Big Oil’s Broken Business Model

Until last fall, when the price decline gathered momentum, the oil giants were operating at full throttle, pumping out more petroleum every day.  They did so, of course, in part to profit from the high prices.  For most of the previous six years, Brent crude, the international benchmark for crude oil, had been selling at $100 or higher.  But Big Oil was also operating according to a business model that assumed an ever-increasing demand for its products, however costly they might be to produce and refine.  This meant that no fossil fuel reserves, no potential source of supply — no matter how remote or hard to reach, how far offshore or deeply buried, how encased in rock — was deemed untouchable in the mad scramble to increase output and profits.

In recent years, this output-maximizing strategy had, in turn, generated historic wealth for the giant oil companies.  Exxon, the largest U.S.-based oil firm, earned an eye-popping $32.6 billion in 2013 alone, more than any other American company except for Apple.  Chevron, the second biggest oil firm, posted earnings of $21.4 billion that same year.  State-owned companies like Saudi Aramco and Russia’s Rosneft also reaped mammoth profits.

How things have changed in a matter of mere months.  With demand stagnant and excess production the story of the moment, the very strategy that had generated record-breaking profits has suddenly become hopelessly dysfunctional.

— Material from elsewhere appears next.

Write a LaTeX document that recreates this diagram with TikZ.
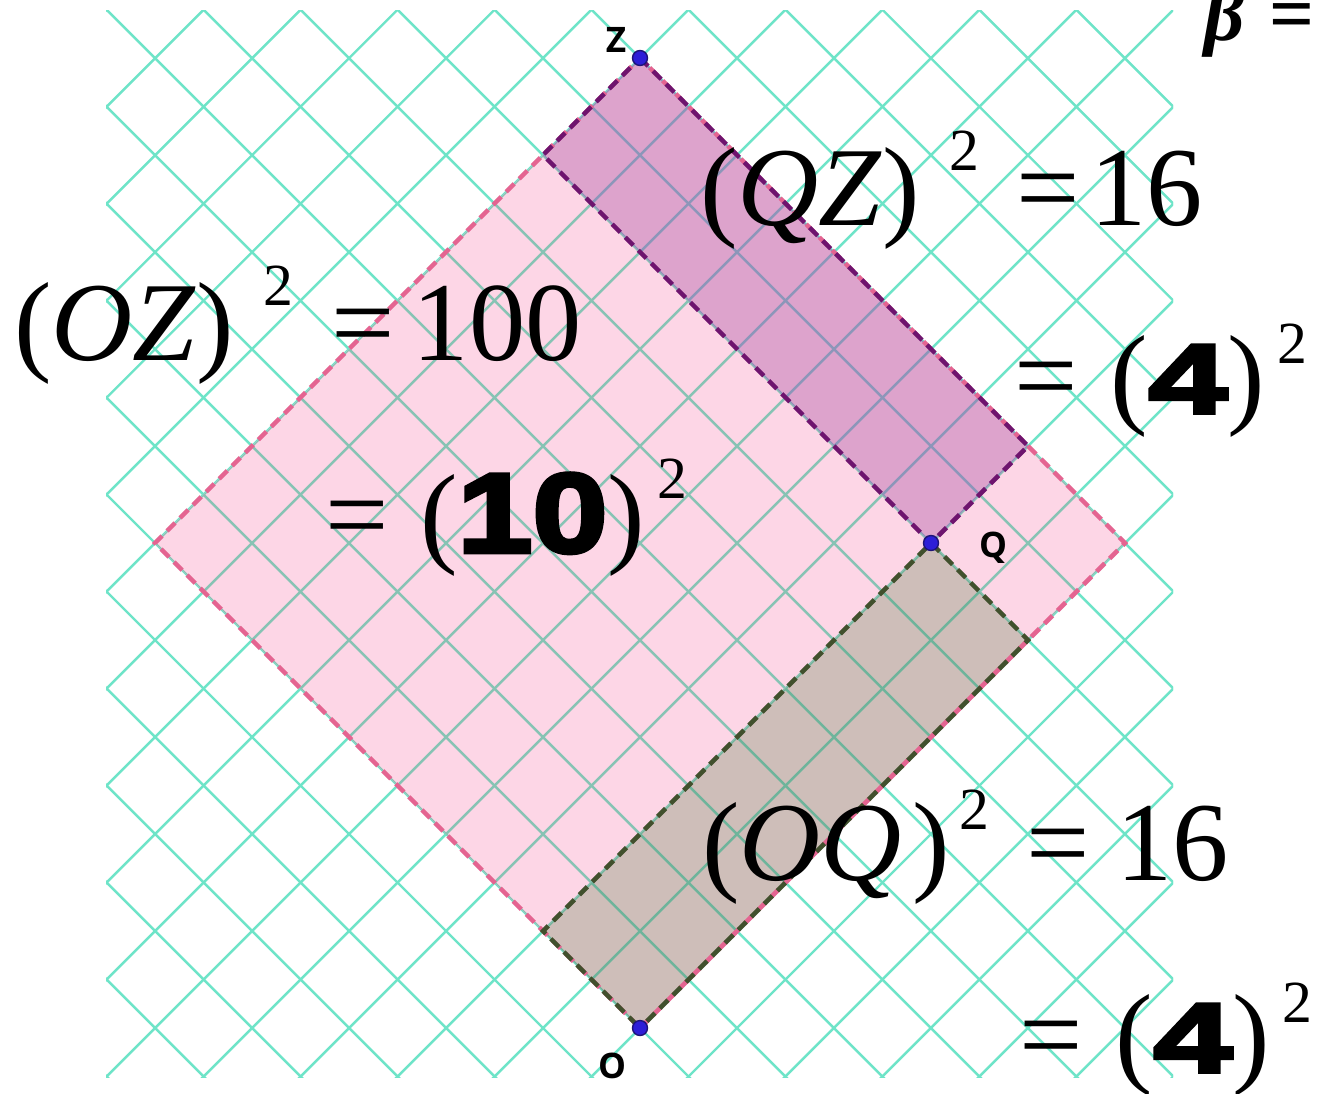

To fully appreciate the nature of the energy industry’s predicament, it’s necessary to go back a decade to 2005, when the production-maximizing strategy was first adopted.  At that time, Big Oil faced a critical juncture.  On the one hand, many existing oil fields were being depleted at a torrid pace, leading experts to predict an imminent “peak” in global oil production, followed by an irreversible decline; on the other, rapid economic growth in China, India, and other developing nations was pushing demand for fossil fuels into the stratosphere.  In those same years, concern over climate change was also beginning to gather momentum, threatening the future of Big Oil and generating pressures to invest in alternative forms of energy.